Questions to ask about development advisory services:
- Does bundling more services with the development advisory services make sense for your project?
- Did you go through a competitive request for proposal (RFP) process for your development advisory firm?
- Do you know the overall fee for your development advisor for the project before the consultant lumped it into the project Sources and Uses?
Unpacking senior living marketing and sales soft costs: Should you unbundle?
Marketing and sales consulting services for senior living are another component of the Sources and Uses budget that we would like to shed light on. Some development advisors bundle these services within their scope, but as a separate fee. We recommend you unbundle these services from the development advisor because many development advisors overestimate the marketing and sales expense to a budget of 5% to 8% of the construction cost.
Many development advisors overestimate the marketing and sales expense to a budget of 5% to 8% of the construction cost.

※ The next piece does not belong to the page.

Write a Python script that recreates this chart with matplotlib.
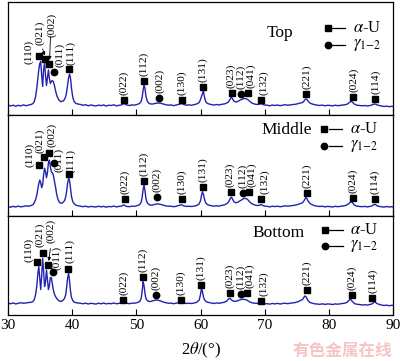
import matplotlib
matplotlib.use('Agg')
import matplotlib.pyplot as plt

plt.rcParams['font.family'] = ['Liberation Serif', 'DejaVu Serif']
plt.rcParams['mathtext.fontset'] = 'stix'

# 2theta grid (deg)
two_theta = [30.0, 30.4, 30.8, 31.2, 31.6, 32.0, 32.4, 32.8, 33.2, 33.6,
             33.9, 34.1, 34.3, 34.5, 34.65, 34.8, 34.95, 35.1, 35.25, 35.4, 35.55, 35.7, 35.85, 36.0, 36.15,
             36.3, 36.45, 36.6, 36.75, 36.9, 37.05, 37.2, 37.4, 37.6, 37.8, 38.0, 38.2, 38.4, 38.6,
             38.8, 39.0, 39.15, 39.3, 39.45, 39.6, 39.75, 39.9, 40.1, 40.3, 40.6, 40.9,
             41.3, 41.7, 42.1, 42.5, 42.9, 43.3, 43.7, 44.1, 44.5, 44.9, 45.3, 45.7, 46.1, 46.5, 46.9, 47.3, 47.7,
             48.0, 48.2, 48.5, 48.9, 49.3, 49.7, 50.1, 50.5,
             50.75, 50.9, 51.05, 51.2, 51.35, 51.5, 51.7, 51.9, 52.2,
             52.6, 53.0, 53.4, 53.8, 54.2, 54.6, 55.0, 55.4, 55.8, 56.2, 56.6,
             56.9, 57.1, 57.4, 57.8, 58.2, 58.6, 59.0, 59.4, 59.8,
             60.0, 60.15, 60.3, 60.45, 60.6, 60.8, 61.0, 61.3,
             61.7, 62.1, 62.5, 62.9, 63.3, 63.7, 64.1,
             64.35, 64.55, 64.7, 64.85, 65.0, 65.2, 65.45, 65.7, 65.95, 66.2, 66.45, 66.7, 66.95, 67.2, 67.45,
             67.7, 68.0, 68.4,
             68.8, 69.2, 69.45, 69.7, 70.0,
             70.4, 70.8, 71.2, 71.6, 72.0, 72.4, 72.8, 73.2, 73.6, 74.0, 74.4, 74.8, 75.2, 75.6,
             75.9, 76.1, 76.25, 76.4, 76.55, 76.7, 76.9, 77.1, 77.4, 77.8,
             78.2, 78.6, 79.0, 79.4, 79.8, 80.2, 80.6, 81.0, 81.4, 81.8, 82.2, 82.6, 82.9,
             83.1, 83.3, 83.45, 83.6, 83.75, 83.9, 84.1, 84.4, 84.8,
             85.2, 85.6, 86.0, 86.4, 86.7,
             86.9, 87.1, 87.3, 87.5, 87.8,
             88.2, 88.6, 89.0, 89.4, 89.8, 90.0]

# intensities (a.u., above background)
top_counts = [0.5, -0.5, 0.3, -0.8, 0.2, -0.4, 0.6, -0.2, 0.4, 1.0,
              2, 4, 9, 18, 27, 36, 42, 44, 30, 19, 36, 42.5, 30, 20, 28,
              35.5, 27, 22, 24, 25, 24, 21, 15, 10, 7, 5, 4, 4, 4.5,
              6, 9, 14, 21, 28, 31.5, 27, 17, 8, 4, 2, 1.5,
              1, 0.2, 0.8, -0.3, 0.5, 0, -0.5, 0.4, -0.2, 0.6, -0.6, 0.3, 0, 0.7, -0.4, 0.2, 0.5,
              2.0, 1.5, 0.5, 0, 0.6, 0.3, 1.0, 2.0,
              4, 8, 15, 20.5, 17, 9, 4.5, 2.5, 1.5,
              1.5, 2.2, 2.5, 2.2, 1.5, 0.8, 0.3, 0.6, -0.2, 0.5, 1.2,
              1.8, 2.0, 1.0, 0.3, 0.6, 0.2, 0.8, 1.5, 3,
              6, 9, 12, 14.8, 9, 4, 2.5, 1.5,
              1.0, 0.4, 1.0, 0.5, 1.2, 1.5, 2.5,
              3.5, 5.5, 7.5, 8, 6.5, 4.5, 3.5, 3.8, 4.5, 5.5, 6.2, 6.8, 7, 6.5, 5.5,
              4, 2.5, 1.5,
              1, 1.3, 2.0, 1.0, 0.5,
              0.3, -0.3, 0.4, 0, 0.5, -0.2, 0.3, 0.8, 0.2, 0.6, 1.0, 1.2, 1.8, 2.5,
              3, 4.2, 5.5, 6.5, 6.3, 5, 3.5, 2.3, 1.5, 0.8,
              0.3, 0, 0.4, -0.3, 0.2, 0, -0.4, 0.3, -0.2, 0.2, 0.5, 0.8, 1.5,
              2.5, 3.5, 4, 3.8, 2.8, 1.8, 1, 0.3, 0,
              -0.3, 0, -0.5, 0, 0.5,
              1, 1.5, 1.3, 0.7, 0,
              -0.5, -1.0, -0.6, -1.2, -0.8, -1.0]

mid_counts = [0.3, -0.5, 0.4, -0.3, 0.6, -0.2, 0.3, 0.8, 0.5, 1.2,
              2, 4, 7, 12, 18, 23, 26.7, 24, 19, 22, 32, 38.4, 35, 29, 34,
              44, 46.5, 40, 35, 34, 32, 27, 20, 12, 7, 4.5, 3.5, 3.5, 4.5,
              6, 10, 16, 24, 28.4, 26, 18, 10, 5, 3, 1.5, 1,
              0.5, 0, 0.6, -0.4, 0.3, 0, -0.3, 0.5, -0.2, 0.4, -0.5, 0.2, 0, 0.6, -0.2, 0.3, 0.6,
              1.8, 1.2, 0.3, 0, 0.5, 0.4, 1.0, 2.0,
              4.5, 9, 17, 21.7, 16, 8, 4, 2.5, 1.5,
              1.8, 2.5, 2.8, 2.3, 1.5, 0.8, 0.5, 0.5, 0, 0.4, 1.2,
              1.8, 1.8, 0.8, 0.3, 0.4, 0.2, 0.6, 1.2, 2.8,
              6, 11, 15, 12.5, 8, 4, 2.5, 1.5,
              1.0, 0.5, 1.0, 0.6, 1.3, 1.8, 3,
              4.5, 7, 9, 9.4, 7.5, 5, 4, 4.2, 5, 6, 7, 8, 8.4, 7.8, 6.5,
              4.5, 3, 1.8,
              1.2, 1.5, 2.2, 1.2, 0.6,
              0.4, -0.2, 0.5, 0.1, 0.6, -0.1, 0.4, 0.9, 0.5, 0.8, 1.2, 1.6, 2.3, 3.2,
              4, 5.5, 7.5, 9, 8.5, 6.5, 4.5, 3, 2, 1,
              0.5, 0.2, 0.5, -0.2, 0.3, 0.1, -0.3, 0.4, 0, 0.3, 0.7, 1.2, 2,
              3, 4.3, 5, 4.5, 3.5, 2.2, 1.2, 0.5, 0.2,
              0, 0.3, -0.2, 0.3, 0.8,
              1.5, 2.4, 2, 1, 0.3,
              0, -0.4, 0.2, -0.3, 0, -0.2]

bot_counts = [0.5, -0.3, 0.6, -0.4, 0.2, 0.8, 0.3, 0.5, 1.0, 1.2,
              2, 4, 9, 18, 30, 36.8, 25, 14, 28, 45.2, 32, 17, 22, 33.5, 24,
              14, 18, 26, 26, 20, 14, 10, 7, 5, 3.5, 2.5, 2, 2.5, 3.5,
              5, 9, 17, 26, 30, 22, 12, 6, 3, 1.5, 0.8, 0.5,
              0.3, -0.3, 0.4, -0.5, 0.2, -0.1, -0.6, 0.3, -0.3, 0.5, -0.4, 0.1, -0.2, 0.5, -0.3, 0.2, 0.6,
              1.8, 1.2, 0.3, -0.2, 0.4, 0.3, 0.8, 1.8,
              5, 12, 21.8, 18, 10, 5, 3, 2.2, 2,
              2.8, 3.5, 3.3, 2.5, 1.5, 0.8, 0.3, 0.4, -0.2, 0.3, 1.0,
              1.8, 1.5, 0.6, 0, 0.3, 0, 0.5, 1.2, 3.5,
              9, 15.2, 12, 7, 4, 2.5, 1.5, 1,
              0.5, 0, 0.6, 0.2, 0.8, 1.2, 2.5,
              4.5, 5.2, 4.5, 3.5, 2.8, 2.3, 2.2, 2.5, 3.2, 3.8, 4.2, 4.2, 4, 3.5, 2.5,
              1.5, 0.8, 0.3,
              0.2, 0.5, 1.2, 0.3, -0.3,
              -0.2, -0.6, 0, -0.4, 0.2, -0.5, 0, 0.3, -0.2, 0.4, 0.6, 1, 1.8, 3,
              4, 6, 7.5, 7, 5.5, 3.5, 2, 1, 0.3, -0.3,
              -0.5, -0.8, -0.3, -0.9, -0.4, -0.6, -1, -0.4, -0.7, -0.3, 0, 0.5, 1.5,
              2.8, 4.2, 3.8, 2.5, 1.5, 0.5, -0.3, -0.8, -1,
              -1.5, -1.2, -1.6, -1.0, -0.5,
              0.5, 1.5, 1.0, 0, -0.8,
              -1.5, -2.0, -1.6, -2.2, -1.8, -2.0]

# reflections
hkl = ['(110)', '(021)', '(002)', '(011)', '(111)', '(022)', '(112)', '(002)', '(130)',
       '(131)', '(023)', '(112)', '(041)', '(132)', '(221)', '(024)', '(114)']
phase = ['a', 'a', 'a', 'g', 'a', 'a', 'a', 'g', 'a', 'a', 'a', 'g', 'a', 'a', 'a', 'a', 'a']

top_peak_x = [34.83, 35.76, 36.43, 37.2, 39.55, 48.1, 51.2, 53.57, 57.1, 60.4, 64.85, 66.3, 67.43,
              69.4, 76.5, 83.8, 87.27]
top_peak_y = [49.5, 46.2, 41.5, 33.8, 36.2, 5.5, 24.5, 7.2, 5.5, 18.8, 12.8, 11.5, 12.2, 5.5, 11.2, 8.8, 6.2]
mid_peak_x = [34.83, 35.66, 36.43, 37.2, 39.5, 48.22, 51.18, 53.16, 57.1, 60.42, 64.7, 66.56, 67.6,
              69.5, 76.62, 83.7, 87.17]
mid_peak_y = [41.7, 50, 54, 43.4, 32.4, 7.4, 26, 10, 7.4, 20, 15, 13.4, 15, 7.7, 14, 8.4, 7.4]
bot_peak_x = [34.57, 35.5, 36.28, 36.96, 39.3, 47.96, 50.97, 53.05, 56.9, 60.06, 64.58, 66.24, 67.28,
              69.36, 76.53, 83.64, 86.76]
bot_peak_y = [41.2, 50.2, 38.5, 31.2, 34.2, 3.5, 26.8, 8.5, 3.5, 18.5, 10.8, 9.5, 10.2, 2.5, 13.5, 8.5, 5.2]

panels = ['Top', 'Middle', 'Bottom']
counts = [top_counts, mid_counts, bot_counts]
peak_x = [top_peak_x, mid_peak_x, bot_peak_x]
peak_y = [top_peak_y, mid_peak_y, bot_peak_y]

# label placement for the crowded 34-40 deg group (x, bottom of text)
crowd_lx = [[33.3, 34.9, 36.8, 38.0, 39.8], [33.4, 34.9, 36.8, 37.85, 39.8], [33.17, 34.9, 36.7, 37.6, 39.65]]
crowd_ly = [[41.5, 60.5, 68.5, 38.5, 40.5], [40, 53.7, 60, 35, 33.7], [41.5, 56.5, 60.5, 33.5, 40.5]]
# small shifts of the 64-70 deg labels
shift_lx = {'(023)': -0.1, '(112)': -0.05, '(041)': 0.35, '(132)': 0.45}
arrows = [[((35.4, 56.5), (35.72, 50.0)), ((36.62, 68.5), (36.48, 45.5))],
          [],
          [((36.6, 55.0), (36.35, 42.5))]]

ylims = [(-9.5, 103.5), (-9.3, 91.7), (-11.5, 87.5)]
title_pos = [(0.706, 0.726), (0.723, 0.851), (0.703, 0.831)]
leg_pos = [(0.830, 0.767, 0.619), (0.822, 0.858, 0.693), (0.823, 0.859, 0.697)]

line_col = '#2222b0'

fig = plt.figure(figsize=(4, 3.61), dpi=100)
gs = fig.add_gridspec(3, 1, height_ratios=[113, 101, 99], hspace=0,
                      left=0.02, right=0.9825, top=0.9945, bottom=0.1274)

for i in range(3):
    ax = fig.add_subplot(gs[i])
    ax.plot(two_theta, counts[i], color=line_col, lw=1.0)
    ax.set_xlim(30, 90)
    ax.set_ylim(*ylims[i])
    ax.set_yticks([])
    ax.set_xticks(range(30, 91, 10))
    ax.tick_params(axis='x', direction='in', length=4, width=0.8, labelsize=11, pad=3)
    if i < 2:
        ax.tick_params(labelbottom=False)
    for s in ax.spines.values():
        s.set_linewidth(0.9)

    for j in range(len(hkl)):
        mk = 's' if phase[j] == 'a' else 'o'
        ax.plot(peak_x[i][j], peak_y[i][j], mk, color='black', ms=4.6, mec='black')
        if j < 5:
            lx, ly = crowd_lx[i][j], crowd_ly[i][j]
        else:
            lx, ly = peak_x[i][j], peak_y[i][j] + 5.0
            if j >= 10:
                lx += shift_lx.get(hkl[j], 0)
        ax.text(lx, ly, hkl[j], rotation=90, ha='center', va='bottom', fontsize=8.2)

    for (p0, p1) in arrows[i]:
        ax.annotate('', xy=p1, xytext=p0,
                    arrowprops=dict(arrowstyle='-|>', lw=0.6, color='black',
                                    mutation_scale=5, shrinkA=0, shrinkB=0))

    tx, ty = title_pos[i]
    ax.text(tx, ty, panels[i], transform=ax.transAxes, ha='center', va='center', fontsize=12.5)
    lx0, ya, yg = leg_pos[i]
    ax.plot([lx0], [ya], 's', color='black', ms=4.6, transform=ax.transAxes, clip_on=False)
    ax.plot([lx0], [yg], 'o', color='black', ms=4.6, transform=ax.transAxes, clip_on=False)
    ax.plot([lx0 + 0.011, lx0 + 0.046], [ya, ya], color='black', lw=0.9, transform=ax.transAxes)
    ax.plot([lx0 + 0.011, lx0 + 0.046], [yg, yg], color='black', lw=0.9, transform=ax.transAxes)
    ax.text(lx0 + 0.066, ya, r'$\alpha$-U', transform=ax.transAxes, ha='left', va='center', fontsize=12)
    ax.text(lx0 + 0.066, yg, r'$\gamma_{\mathrm{1{-}2}}$', transform=ax.transAxes, ha='left',
            va='center', fontsize=12)

    if i == 2:
        ax.set_xlabel(r'2$\theta$/(°)', fontsize=12, labelpad=6)

fig.text(0.855, 0.028, '有色金属在线', color='#f5c4c4', fontsize=12, fontweight='bold',
         ha='center', va='center', family=['Noto Sans CJK SC', 'DejaVu Sans'])

fig.savefig('out.png', dpi=100)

From our experience in working with multiple national senior living marketing firms, unbundling this service could produce additional cost savings on a project, bringing the budget into a range of 3% to 5% of the construction cost. As with all project estimates, this depends on many factors, which could include the following:
- Culture and brand of the organization
- Project alignment with current market perception
- Strength of the “waiting list”
- Strength of the housing market
- Strength of the sales team
- Integrated, omni-channel marketing strategies and tactics
- Length of time from presales to move-in
Working with a specialized marketing and sales firm with economies of scale could produce cost savings on a project, and importantly, it ensures there is no conflict of interest. The proposed resident fees, number of units, and sales schedule should be in balance with the market, not “massaged” to make the pro forma work. Many projects experience a slowdown in presales or fail when one or the other factors drive the project versus finding the balance with the market.
Questions to ask about senior living marketing and sales services:
- Are your marketing and sales expenses bundled with the development advisor’s professional fees?
- Marketing and sales professional fees can vary greatly based on market demand and marketing, sales, and occupancy goals; have these been taken into account?
- Have you received multiple proposals from marketing and sales consultants based on the same scope of services? Is the fee fixed or performance-based?
Do you have confidence in your senior living development advisory costs?
Many development advisors use a standard conservative percentage to ensure soft costs are more than adequately covered. This approach can lead to increased costs, so it should be carefully evaluated. After all, any excess cost will increase debt that translates directly to your new residents in entrance fees and monthly fees.
While cost should not be the only consideration for hiring a development advisory firm, as the executive in charge of any campus expansion or new campus project, you owe it to your stakeholders and future residents to prevent your project from being overburdened by exorbitant fees, and ultimately, more debt than is reasonable. By educating yourself about the cost factors that can influence your decision to hire one development advisor over another, you’ll be doing just that.
The goal of your senior living development advisor is to educate you about these cost issues and align a reasonable Sources and Uses statement to meet your needs and expectations. This firm should also ensure the rest of the consultants are held accountable to those budgets. Transparency in this process and alignment in expectations promotes a strong team that, instead of feeling there are winners and losers when budgets get strained, can look carefully at the total project budget to find a solution.